> _WHAT THIS TASK INVOLVES_: Print exactly the lines running from the one that holds "Convert this chart to D3.js code." through the one that holds "80, 90, 100];", please, and leave the pictures out.

> _THE RECORDS_:
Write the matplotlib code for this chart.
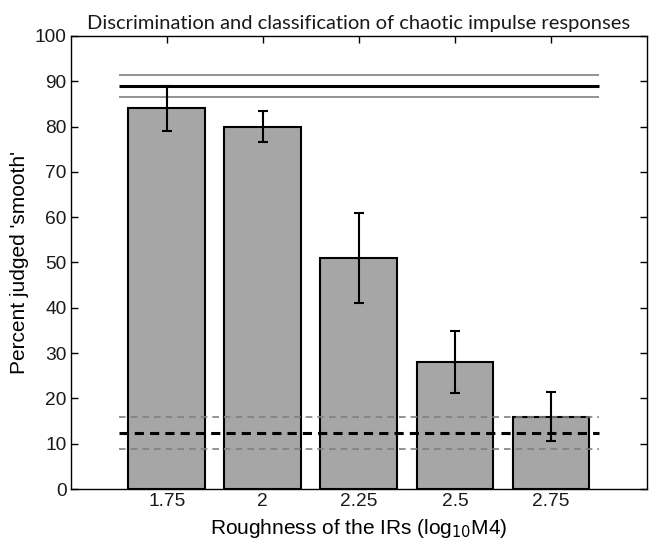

...

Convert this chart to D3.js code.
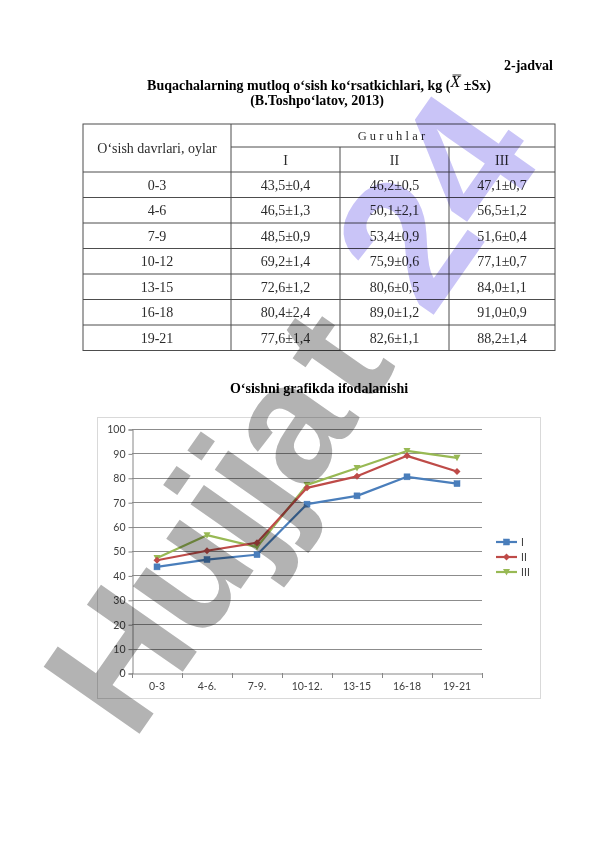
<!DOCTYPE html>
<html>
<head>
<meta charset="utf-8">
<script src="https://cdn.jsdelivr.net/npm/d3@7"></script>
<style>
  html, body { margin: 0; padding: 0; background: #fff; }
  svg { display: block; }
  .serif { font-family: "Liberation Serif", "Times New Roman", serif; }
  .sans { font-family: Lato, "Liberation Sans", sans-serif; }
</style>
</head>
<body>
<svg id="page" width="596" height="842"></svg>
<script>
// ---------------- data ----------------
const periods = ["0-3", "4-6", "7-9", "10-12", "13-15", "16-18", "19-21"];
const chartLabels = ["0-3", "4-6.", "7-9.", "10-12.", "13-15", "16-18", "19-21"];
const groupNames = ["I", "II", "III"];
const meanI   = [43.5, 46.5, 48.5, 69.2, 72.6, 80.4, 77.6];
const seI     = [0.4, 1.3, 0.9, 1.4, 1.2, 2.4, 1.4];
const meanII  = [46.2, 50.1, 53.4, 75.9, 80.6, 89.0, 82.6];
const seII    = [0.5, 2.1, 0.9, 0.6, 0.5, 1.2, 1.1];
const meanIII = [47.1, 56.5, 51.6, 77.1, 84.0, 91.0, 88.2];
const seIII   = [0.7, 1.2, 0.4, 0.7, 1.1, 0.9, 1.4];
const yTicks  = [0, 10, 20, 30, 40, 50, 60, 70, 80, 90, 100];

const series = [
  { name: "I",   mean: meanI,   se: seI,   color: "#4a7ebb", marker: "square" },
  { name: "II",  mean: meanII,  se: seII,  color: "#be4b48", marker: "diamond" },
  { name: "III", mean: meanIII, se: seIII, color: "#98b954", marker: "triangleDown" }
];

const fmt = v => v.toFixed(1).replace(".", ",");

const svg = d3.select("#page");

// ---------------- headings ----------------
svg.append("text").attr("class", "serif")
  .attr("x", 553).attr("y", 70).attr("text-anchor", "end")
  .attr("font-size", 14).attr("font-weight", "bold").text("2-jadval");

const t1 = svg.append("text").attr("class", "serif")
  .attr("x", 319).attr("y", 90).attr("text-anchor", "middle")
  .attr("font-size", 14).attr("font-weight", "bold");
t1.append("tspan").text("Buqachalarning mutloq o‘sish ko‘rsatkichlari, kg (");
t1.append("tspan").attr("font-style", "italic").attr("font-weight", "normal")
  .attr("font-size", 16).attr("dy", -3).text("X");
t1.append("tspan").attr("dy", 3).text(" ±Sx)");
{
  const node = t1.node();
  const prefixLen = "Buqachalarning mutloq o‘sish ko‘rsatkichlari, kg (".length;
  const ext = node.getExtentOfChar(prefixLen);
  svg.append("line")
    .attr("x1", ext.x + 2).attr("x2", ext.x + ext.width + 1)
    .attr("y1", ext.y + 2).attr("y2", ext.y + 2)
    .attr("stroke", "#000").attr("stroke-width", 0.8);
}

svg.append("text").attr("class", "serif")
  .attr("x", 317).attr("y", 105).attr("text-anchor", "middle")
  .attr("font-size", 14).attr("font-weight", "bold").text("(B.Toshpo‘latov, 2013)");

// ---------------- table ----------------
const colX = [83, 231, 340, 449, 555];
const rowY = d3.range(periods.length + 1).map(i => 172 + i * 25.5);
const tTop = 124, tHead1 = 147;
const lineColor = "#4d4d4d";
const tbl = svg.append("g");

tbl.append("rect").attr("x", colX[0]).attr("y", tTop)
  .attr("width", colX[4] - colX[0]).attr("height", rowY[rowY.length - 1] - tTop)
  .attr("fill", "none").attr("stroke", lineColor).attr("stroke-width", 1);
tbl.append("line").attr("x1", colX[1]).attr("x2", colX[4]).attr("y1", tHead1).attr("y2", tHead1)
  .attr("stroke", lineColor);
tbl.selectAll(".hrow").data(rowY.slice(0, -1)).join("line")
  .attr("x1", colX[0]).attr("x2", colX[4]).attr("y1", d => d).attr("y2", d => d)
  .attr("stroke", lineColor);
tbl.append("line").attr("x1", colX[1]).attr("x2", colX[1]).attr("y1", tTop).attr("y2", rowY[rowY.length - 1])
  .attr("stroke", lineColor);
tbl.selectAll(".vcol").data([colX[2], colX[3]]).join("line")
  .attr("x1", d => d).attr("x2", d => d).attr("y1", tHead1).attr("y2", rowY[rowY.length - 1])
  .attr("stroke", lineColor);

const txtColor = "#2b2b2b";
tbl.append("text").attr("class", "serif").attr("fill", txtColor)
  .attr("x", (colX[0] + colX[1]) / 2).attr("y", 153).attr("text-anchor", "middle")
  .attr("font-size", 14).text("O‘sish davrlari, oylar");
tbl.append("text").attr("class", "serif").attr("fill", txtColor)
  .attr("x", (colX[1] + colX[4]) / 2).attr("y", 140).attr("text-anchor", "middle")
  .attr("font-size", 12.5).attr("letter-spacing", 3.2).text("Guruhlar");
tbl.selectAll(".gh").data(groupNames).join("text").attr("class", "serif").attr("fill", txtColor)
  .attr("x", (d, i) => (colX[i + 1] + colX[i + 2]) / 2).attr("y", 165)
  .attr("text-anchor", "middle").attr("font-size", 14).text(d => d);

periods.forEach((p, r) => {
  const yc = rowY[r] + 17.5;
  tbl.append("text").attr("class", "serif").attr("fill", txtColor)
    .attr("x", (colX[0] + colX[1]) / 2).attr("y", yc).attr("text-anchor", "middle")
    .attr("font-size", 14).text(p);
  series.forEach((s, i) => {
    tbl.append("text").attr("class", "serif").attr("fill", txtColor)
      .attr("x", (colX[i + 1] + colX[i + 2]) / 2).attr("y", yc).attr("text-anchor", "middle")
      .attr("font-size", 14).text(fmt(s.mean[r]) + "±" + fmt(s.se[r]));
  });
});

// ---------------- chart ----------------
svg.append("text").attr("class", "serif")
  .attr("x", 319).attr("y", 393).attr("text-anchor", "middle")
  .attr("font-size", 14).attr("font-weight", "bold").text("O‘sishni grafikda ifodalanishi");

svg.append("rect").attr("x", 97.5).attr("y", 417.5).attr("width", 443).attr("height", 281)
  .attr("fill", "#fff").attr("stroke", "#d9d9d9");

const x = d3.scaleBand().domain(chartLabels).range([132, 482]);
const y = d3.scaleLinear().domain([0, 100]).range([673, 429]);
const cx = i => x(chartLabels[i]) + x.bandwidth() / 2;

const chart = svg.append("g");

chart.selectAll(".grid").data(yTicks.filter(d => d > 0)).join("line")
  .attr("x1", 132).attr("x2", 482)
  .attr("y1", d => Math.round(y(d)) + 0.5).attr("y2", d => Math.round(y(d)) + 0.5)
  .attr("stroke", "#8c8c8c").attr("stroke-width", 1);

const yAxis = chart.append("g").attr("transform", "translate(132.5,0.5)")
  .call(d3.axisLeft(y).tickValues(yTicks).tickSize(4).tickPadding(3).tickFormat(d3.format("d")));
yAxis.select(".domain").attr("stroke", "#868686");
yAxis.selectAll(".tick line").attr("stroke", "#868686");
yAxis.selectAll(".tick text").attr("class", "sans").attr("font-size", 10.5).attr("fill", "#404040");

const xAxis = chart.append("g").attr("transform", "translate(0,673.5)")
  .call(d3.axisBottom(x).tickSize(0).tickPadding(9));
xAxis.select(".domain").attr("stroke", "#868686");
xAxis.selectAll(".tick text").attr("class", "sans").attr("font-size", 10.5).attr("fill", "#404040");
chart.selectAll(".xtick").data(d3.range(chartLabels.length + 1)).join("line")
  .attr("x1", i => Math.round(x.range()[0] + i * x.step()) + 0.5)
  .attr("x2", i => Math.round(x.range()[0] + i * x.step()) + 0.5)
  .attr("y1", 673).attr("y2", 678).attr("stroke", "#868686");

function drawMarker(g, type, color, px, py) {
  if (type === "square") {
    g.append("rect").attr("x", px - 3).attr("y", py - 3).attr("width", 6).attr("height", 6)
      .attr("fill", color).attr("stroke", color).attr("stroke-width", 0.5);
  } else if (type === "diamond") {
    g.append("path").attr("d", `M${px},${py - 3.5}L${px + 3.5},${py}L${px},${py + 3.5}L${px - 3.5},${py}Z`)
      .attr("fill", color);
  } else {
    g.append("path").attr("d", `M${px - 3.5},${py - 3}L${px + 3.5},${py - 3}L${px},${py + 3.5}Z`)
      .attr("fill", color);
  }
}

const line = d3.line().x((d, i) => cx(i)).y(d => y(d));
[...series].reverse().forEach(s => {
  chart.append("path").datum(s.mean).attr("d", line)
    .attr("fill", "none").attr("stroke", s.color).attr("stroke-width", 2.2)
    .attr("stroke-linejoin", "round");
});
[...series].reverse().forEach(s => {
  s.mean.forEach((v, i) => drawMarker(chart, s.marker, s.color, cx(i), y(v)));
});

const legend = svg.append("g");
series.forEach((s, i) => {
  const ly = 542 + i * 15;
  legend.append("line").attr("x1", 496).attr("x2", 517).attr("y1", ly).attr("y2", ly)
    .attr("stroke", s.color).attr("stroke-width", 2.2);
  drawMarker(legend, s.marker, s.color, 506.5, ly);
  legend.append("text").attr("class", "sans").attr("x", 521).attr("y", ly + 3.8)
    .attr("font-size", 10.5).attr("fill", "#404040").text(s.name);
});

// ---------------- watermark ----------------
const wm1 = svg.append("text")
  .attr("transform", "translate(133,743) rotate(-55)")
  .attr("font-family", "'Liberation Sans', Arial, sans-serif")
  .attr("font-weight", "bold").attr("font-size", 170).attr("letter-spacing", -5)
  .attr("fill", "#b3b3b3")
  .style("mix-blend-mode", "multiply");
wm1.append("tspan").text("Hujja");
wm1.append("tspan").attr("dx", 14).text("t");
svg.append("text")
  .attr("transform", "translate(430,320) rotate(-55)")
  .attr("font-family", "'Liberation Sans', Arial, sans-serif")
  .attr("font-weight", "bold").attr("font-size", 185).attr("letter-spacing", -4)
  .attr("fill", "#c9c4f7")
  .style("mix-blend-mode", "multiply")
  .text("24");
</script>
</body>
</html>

> _RESPONSE TO THIS TASK_:
Convert this chart to D3.js code.
<!DOCTYPE html>
<html>
<head>
<meta charset="utf-8">
<script src="https://cdn.jsdelivr.net/npm/d3@7"></script>
<style>
  html, body { margin: 0; padding: 0; background: #fff; }
  svg { display: block; }
  .serif { font-family: "Liberation Serif", "Times New Roman", serif; }
  .sans { font-family: Lato, "Liberation Sans", sans-serif; }
</style>
</head>
<body>
<svg id="page" width="596" height="842"></svg>
<script>
// ---------------- data ----------------
const periods = ["0-3", "4-6", "7-9", "10-12", "13-15", "16-18", "19-21"];
const chartLabels = ["0-3", "4-6.", "7-9.", "10-12.", "13-15", "16-18", "19-21"];
const groupNames = ["I", "II", "III"];
const meanI   = [43.5, 46.5, 48.5, 69.2, 72.6, 80.4, 77.6];
const seI     = [0.4, 1.3, 0.9, 1.4, 1.2, 2.4, 1.4];
const meanII  = [46.2, 50.1, 53.4, 75.9, 80.6, 89.0, 82.6];
const seII    = [0.5, 2.1, 0.9, 0.6, 0.5, 1.2, 1.1];
const meanIII = [47.1, 56.5, 51.6, 77.1, 84.0, 91.0, 88.2];
const seIII   = [0.7, 1.2, 0.4, 0.7, 1.1, 0.9, 1.4];
const yTicks  = [0, 10, 20, 30, 40, 50, 60, 70, 80, 90, 100];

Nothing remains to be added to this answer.